Harley wasn't a GSD but a kitty they loved tormenting a GSD(Midnite). From the day Midnite came home Harley decided not to like him and it drove Midnite nuts. Harley didn't back down and continued doing whatever he wanted. Harley was around for a short 8.5 years and loved dearly by the whole family. He started out as my nephews kitten and then I took him into my home. He ended up being close to my son. He would meow at his door until he pet him or let him in. He was kinda depressed when my son went to college but got so excited when he came home. He was a healthy cat, he never had to go to the vet for anything. He didn't lose any weight, he was eating, drinking, and playing as of this morning. I came home from work and did my usual evening routine. I fed the dogs and was going over some spreadsheets in the kitchen when I heard a weird bark from Midnite. I said don't bark at the cat(Midnite always barks at them) but Midnite was acting weird this time. He came running to me, cried and went back by the gate. I tell Midnite let it go(he can be persistent) then I noticed he was moving the gate and had his nose to the ground crying. It was odd so I proceeded carefully, I seen the cat and thought it was odd for him to be there. I will never forget seeing him there not breathing. At first I couldn't move, Midnite was crying and nudging me and the cat-I couldn't move. I called the vet and they were closing but stayed open for me to drop off my Harley I called my son and he wasn't happy. He said mom I know he can't hear you but tell him I love him...I can't stop crying. It looks like something was wrong with him and he was trying to come downstairs for help and collapsed. I'm still in shock and my heart hurts. I'm amazed that in the end it was Midnite that found him and knew something was wrong and came and got me. I always thought they hated each other but it seems that Midnite really did care. Run free Harley, you will be missed and always loved


----------



## MamaofLEO (Aug 8, 2014)

i am so sorry, Lisa :-(


----------



## Debanneball (Aug 28, 2014)

So sorry.


----------



## selzer (May 7, 2005)

I'm sorry. It's hard to lose critters. Midnight was smart to come and get you. It is too bad that nothing could be done, but sometimes that just is how it is. It doesn't make it any easier though.


----------



## MineAreWorkingline (May 2, 2015)

So sorry for your loss. Run free Harley!


----------



## dogma13 (Mar 8, 2014)

So sorry Lisa,RIP Harley&#55357;&#56866;


----------



## llombardo (Dec 11, 2011)

Thank you everyone. Sleep isn't going to come to soon here. I've always said Midnite was a great dog, but after seeing what he did tonite I see him in a whole new light. He is truly a special dog

Here is my Harley


----------



## Kahrg4 (Dec 19, 2012)

I'm so sorry. I wish there was something more I could do to help ease the pain. Having seeing pics of your kitty room and knowing how dedicated to your pets you are, I have no doubt Harley lived an exceptional and well lived life with you.


----------



## gsdsar (May 21, 2002)

I am so sorry for your loss. Kitty's have an amazingly frustrating way of hiding illness until it's too late. 
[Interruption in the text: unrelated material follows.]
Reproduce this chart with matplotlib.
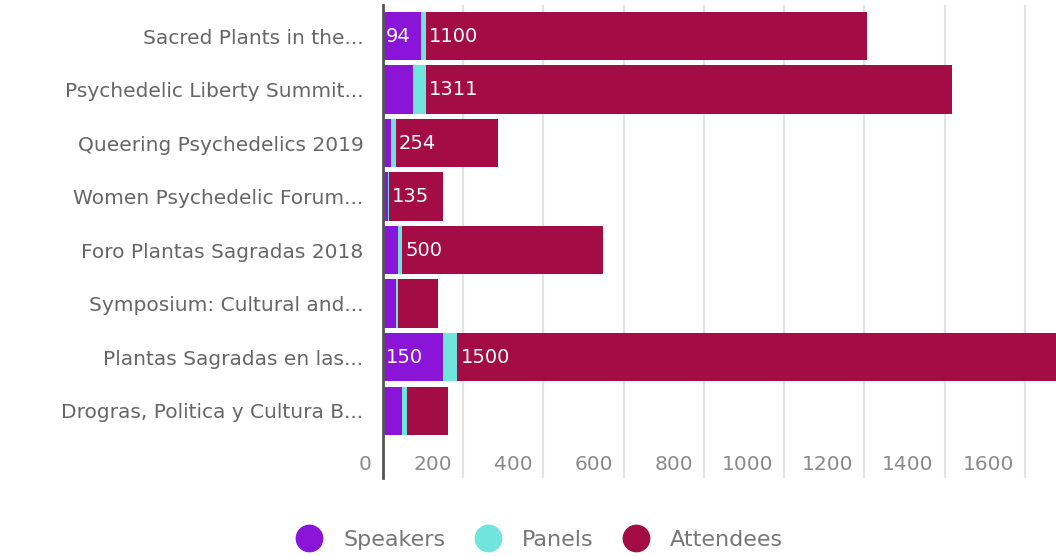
import numpy as np
import matplotlib
matplotlib.use('Agg')
import matplotlib.pyplot as plt
import matplotlib.transforms as mtransforms
from matplotlib.lines import Line2D

# data
events = ['Sacred Plants in the...', 'Psychedelic Liberty Summit...',
          'Queering Psychedelics 2019', 'Women Psychedelic Forum...',
          'Foro Plantas Sagradas 2018', 'Symposium: Cultural and...',
          'Plantas Sagradas en las...', 'Drogras, Politica y Cultura B...']
speakers = [94, 75, 20, 12, 38, 32, 150, 48]
panels = [12, 32, 12, 2, 10, 5, 35, 12]
attendees = [1100, 1311, 254, 135, 500, 100, 1500, 103]
series_names = ['Speakers', 'Panels', 'Attendees']
xticks = [0, 200, 400, 600, 800, 1000, 1200, 1400, 1600]

colors = ['#8a15d9', '#72e4de', '#a30c45']
font = 'DejaVu Sans'
plt.rcParams['font.family'] = [font]

W, H = 1056, 556
fig = plt.figure(figsize=(W / 100, H / 100), dpi=100)
ax = fig.add_axes([383 / W, 1 - 478 / H, 1 - 383 / W, 473 / H])

y = np.arange(len(events))
left = np.zeros(len(events))
for name, vals, c in zip(series_names, [speakers, panels, attendees], colors):
    bars = ax.barh(y, vals, left=left, height=0.9, color=c, label=name, zorder=3)
    # only label segments wide enough to hold the number
    labels = [str(v) if v >= 40 * len(str(v)) else '' for v in vals]
    for rect, lab in zip(bars, labels):
        if lab:
            ax.text(rect.get_x() + 8, rect.get_y() + rect.get_height() / 2, lab,
                    color='white', fontsize=14, ha='left', va='center', zorder=4)
    left += np.array(vals)

ax.set_xlim(0, 1678)
ax.set_ylim(8.26, -0.58)
ax.set_yticks(y)
ax.set_yticklabels(events, color='#666666', fontsize=14.5)
ax.tick_params(axis='y', length=0, pad=14)

ax.set_xticks(xticks)
ax.set_xticklabels([str(t) for t in xticks], color='#8a8a8a', fontsize=14.5,
                   ha='right', va='center')
ax.tick_params(axis='x', length=0, pad=-10)
offset = mtransforms.ScaledTranslation(-11 / 100, 0, fig.dpi_scale_trans)
for lab in ax.get_xticklabels():
    lab.set_transform(lab.get_transform() + offset)

ax.grid(axis='x', color='#e3e3e3', linewidth=1.6, zorder=0)
for s in ['top', 'right', 'bottom']:
    ax.spines[s].set_visible(False)
ax.spines['left'].set_color('#555555')
ax.spines['left'].set_linewidth(2)
ax.spines['left'].set_zorder(5)

handles = [Line2D([], [], marker='o', linestyle='', markersize=19,
                  markerfacecolor=c, markeredgecolor=c) for c in colors]
fig.legend(handles, series_names, loc='center', bbox_to_anchor=(535 / W, 1 - 540 / H),
           ncol=3, frameon=False, fontsize=16, labelcolor='#777777',
           handletextpad=0.55, columnspacing=0.9)

fig.savefig('out.png', dpi=100)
I glad Midnight alerted you to Harley's distress. 

May he rest in peace.


----------



## McWeagle (Apr 23, 2014)

I'm so sorry for your loss. Harley was a very handsome guy. RIP Harley.


----------



## MythicMut (May 22, 2015)

I am very sorry for your loss. He was a cute kitty.


----------



## Springbrz (Aug 13, 2013)

So sorry for your sudden loss of Harley.


----------



## Chip18 (Jan 11, 2014)

Just saw this, I'm so sorry, I can't even imagine how traumatic that must have been!


----------



## KZoppa (Aug 14, 2010)

I'm so sorry Lisa. Cats weasel their way into your heart and take a big chunk when they go. RIP Harley


----------



## ksotto333 (Aug 3, 2011)

I'm so sorry..


----------



## Shade (Feb 20, 2012)

I'm so sorry :hugs: RIP Harley


----------



## Daisy&Lucky's Mom (Apr 24, 2011)

I am so sorry for your and your family's loss of Harley. Run free Harley run free. Give Midnite a hug.


----------



## wyoung2153 (Feb 28, 2010)

This made my heart so sad. Having just recently lost our kitty.. this hits home. I am so so sorry for your loss. Thinking about you guys at this time. :hugs:


----------



## Loneforce (Feb 12, 2012)

I am sorry for your loss


----------



## Momto2GSDs (Mar 22, 2012)

Oh, I am so sorry for all of you!

Moms


----------



## GypsyGhost (Dec 29, 2014)

I am so sorry for your loss, Lisa.


----------



## Jenny720 (Nov 21, 2014)

Im sorry to hear about the loss of Harley. He was a cute kitty cat and even though his life was short, he lived a great one.


----------



## pyratemom (Jan 10, 2011)

I'm so sorry for your loss. Sometimes we just don't know there is anything wrong and it takes us by such sad surprise. Your kitty was much loved I know and will wait at the Rainbow Bridge with all the rest of the loved animals there. One day you will all be together again.


----------



## kelbonc (Aug 25, 2014)

I am so sorry for the loss of your sweet boy. Thinking of you. :hug: RIP Harley.


----------



## newlie (Feb 12, 2013)

I am very sorry, Lombardo, it's heartbreaking every time it happens. Hold your memories of Harley close, and then he will never really die. Run free, sweet boy!


----------



## Galathiel (Nov 30, 2012)

He was very young! Do they have any idea what was wrong? It's awful that you lost him so unexpectedly and I'm so sorry. I love my rotten Sienna dearly and would hate to lose her. I will be thinking about you guys.


----------



## dogfaeries (Feb 22, 2010)

I'm so sorry to hear about the sudden loss of your kitty.


----------



## llombardo (Dec 11, 2011)

Thank you for all the kind words. Everytime I think about it I cry and I get a sick feeling in my stomach. My son is not doing well, he doesn't even want to come home because the cat not being here to follow him and meow at him is making him really depressed. He calls and says how are you doing, I say I'm ok, how about you? He says not good, I was just sitting at work and I started crying--so I start to talk to him about it and he tells me I can't talk I gotta go. This is going to take some time. I'm going to get a nice urn and let him keep Harley in his room. I don't think he thought it would effect him the way it is, I knew it would.


----------



## Nikitta (Nov 10, 2011)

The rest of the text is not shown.